One of the things we don't learn, interestingly enough, is the identity of the author of the book. Though the book is purported to have been written by six "scribes," (four of which are named in this, the first half of the Augustan History: Aelius Spartianus, Julius Capitolinus, "the Right Honourable" Vulcacius Gallicanus, and Aelius Lampridius), it is generally agreed-upon today that all of the authors are actually the same person writing pseudonymously several times. Though this theory has its detractors for the obvious reasons, that all of the authors seem to steal-- I mean, cite all the same sources and that they all seem to write in more or less the exact same style lend credence to the notion. Likewise, there's one humorous slip-up where one author says something to the effect of "as I wrote in..." while making a reference to a chapter that was supposedly written by another author.

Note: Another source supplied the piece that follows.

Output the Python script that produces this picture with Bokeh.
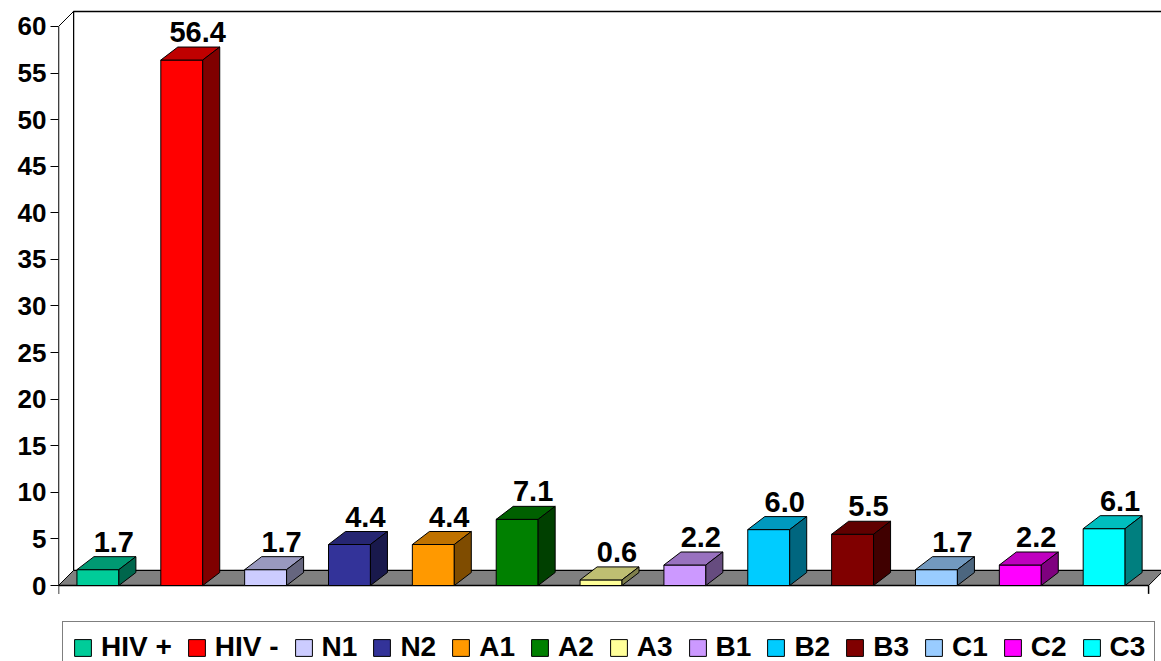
from bokeh.plotting import figure
from bokeh.models import Range1d, FixedTicker, Legend, LegendItem, ColumnDataSource
from bokeh.core.properties import value
from bokeh.embed import file_html
from bokeh.resources import INLINE
import numpy as np

# ---- data ----
categories = ["HIV +", "HIV -", "N1", "N2", "A1", "A2", "A3", "B1", "B2", "B3", "C1", "C2", "C3"]
values = [1.7, 56.4, 1.7, 4.4, 4.4, 7.1, 0.6, 2.2, 6.0, 5.5, 1.7, 2.2, 6.1]
colors = ["#00CC99", "#FF0000", "#CCCCFF", "#333399", "#FF9900", "#008000", "#FFFF99",
          "#CC99FF", "#00CCFF", "#800000", "#99CCFF", "#FF00FF", "#00FFFF"]
y_ticks = list(range(0, 61, 5))

FONT = "Liberation Sans"

def shade(hexcol, f):
    h = hexcol.lstrip("#")
    r, g, b = (int(h[k:k + 2], 16) for k in (0, 2, 4))
    return "#%02x%02x%02x" % (int(r * f), int(g * f), int(b * f))

n = len(categories)
xs = np.arange(n, dtype=float)
vals = np.array(values)

# geometry constants (3D look)
x_lo, x_hi = -0.47, n - 0.47
y_max = 60
wdx, wdy = 0.179, 1.61      # wall/floor depth
bdx, bdy = 0.203, 1.395     # bar depth
half = 0.25                 # half bar width

p = figure(width=1161, height=661, output_backend="svg", toolbar_location=None,
           x_axis_location=None, y_axis_location="left",
           x_range=Range1d(x_lo, x_lo + 13.154), y_range=Range1d(-8.157, 62.79),
           min_border_left=58, min_border_right=0, min_border_top=0, min_border_bottom=0)
p.xgrid.visible = False
p.ygrid.visible = False
p.outline_line_color = None
p.background_fill_color = "white"
p.border_fill_color = "white"

ax = p.yaxis[0]
ax.ticker = FixedTicker(ticks=y_ticks)
ax.axis_line_color = None
ax.major_tick_out = 8
ax.major_tick_in = 0
ax.minor_tick_line_color = None
ax.major_tick_line_color = "black"
ax.major_label_standoff = 4
ax.major_label_text_font = FONT
ax.major_label_text_font_style = "bold"
ax.major_label_text_font_size = "26px"
ax.major_label_text_color = "black"

# walls
p.patch([x_lo + wdx, x_hi + wdx, x_hi + wdx, x_lo + wdx], [wdy, wdy, y_max + wdy, y_max + wdy],
        fill_color="white", line_color="black", line_width=1.5)
p.patch([x_lo, x_lo + wdx, x_lo + wdx, x_lo], [0, wdy, y_max + wdy, y_max],
        fill_color="white", line_color="black", line_width=1)
# floor
p.patch([x_lo, x_hi, x_hi + wdx, x_lo + wdx], [0, 0, wdy, wdy],
        fill_color="#808080", line_color="black", line_width=1)
# axis lines
p.segment(x0=[x_lo, x_lo, x_hi], y0=[y_max, 0, 0], x1=[x_lo, x_hi, x_hi], y1=[-0.9, 0, -0.9],
          line_color="black", line_width=1.5)

# bars
src = ColumnDataSource(dict(left=xs - half, right=xs + half, top=vals, bottom=np.zeros(n),
                            color=colors))
front = p.quad(left="left", right="right", top="top", bottom="bottom", source=src,
               fill_color="color", line_color="black", line_width=1)

top_xs = [[x - half, x + half, x + half + bdx, x - half + bdx] for x in xs]
top_ys = [[v, v, v + bdy, v + bdy] for v in vals]
side_xs = [[x + half, x + half + bdx, x + half + bdx, x + half] for x in xs]
side_ys = [[0, bdy, v + bdy, v] for v in vals]
p.patches(top_xs, top_ys, fill_color=[shade(c, 0.75) for c in colors], line_color="black", line_width=1)
p.patches(side_xs, side_ys, fill_color=[shade(c, 0.5) for c in colors], line_color="black", line_width=1)

# value labels
lab_src = ColumnDataSource(dict(x=xs + 0.19, y=vals + bdy, t=["%.1f" % v for v in values]))
p.text(x="x", y="y", text="t", source=lab_src, text_align="center", text_baseline="bottom",
       y_offset=-5, text_font=value(FONT), text_font_style="bold", text_font_size="29px",
       text_color="black")

# legend
items = [LegendItem(label=c, renderers=[front], index=i) for i, c in enumerate(categories)]
legend = Legend(items=items, orientation="horizontal", location=(4, -12),
                glyph_width=21, glyph_height=21, label_standoff=8, spacing=14, padding=9,
                label_text_font=FONT, label_text_font_style="bold", label_text_font_size="28px",
                label_text_color="black", label_height=21,
                border_line_color="black", border_line_width=1, background_fill_color="white",
                background_fill_alpha=1.0, margin=0)
p.add_layout(legend)

open("out.html", "w").write(file_html(p, INLINE))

However, there's something that ought to be pointed out at this point: the book is funny. I'm personally of the opinion that the book was written to be something of a parody of the historical "genre." There's a bit of sly anti-christian humor in the book, including one little bit where the author refers to a bunch of "useless graves" in the Vatican. For this reason -- and some others -- some people believe the book was actually meant to be a bit of propaganda against the Chritianity of Rome under Constantine (to whom the book is addressed at various times) but I haven't really seen much to back up these claims, so I more or less treat the joking sentiment of this half of the Augustan History as just that: joking. There are a lot of extraordinary errors in this book that would have been apparent to any educated patrician of the time (that is to say the late fourth century A.D. or the early fifth) and I think the fact that no single person would lay his own name on the text itself is a testament to the fact that it was authored by someone fully cognizant of his own deception. I wonder how much humor goes over my head simply because it's been translated from Latin into English. Birley points out a few of these (for example, a pun made by Caracalla after killing and subsequently deifying his own brother was "better divus than vivus" doesn't sound nearly as clever when it's rendered as "better that he's a god than that he's alive") but I'm sure there are subtle things only people who lived in that day and age would pick up on that would never occur to me (or even Birley, apparently). I wonder if this book in its entirety was like The Onion or the Primary Colors of its day.

That being said, it's a fact that there was not very much contemporary history or literature of the period covered in the whole of the Augustan History that still exists now. I touched on this point earlier, but it's worth bringing up again because this work -- which may well have been written only half-seriously -- is one of the few resources we have to learn about what historiographers might rightly call Rome's version of the Dark Ages from a research point of view. Overall, I think this book is fascinating as a curiousity, but I only mildly recommend it as a real historical resource. Sure, it's got a lot of really truthful information in it, but at its heart, it's a work whose author might have benefitted from the ancient version of the "node for the ages" maxim.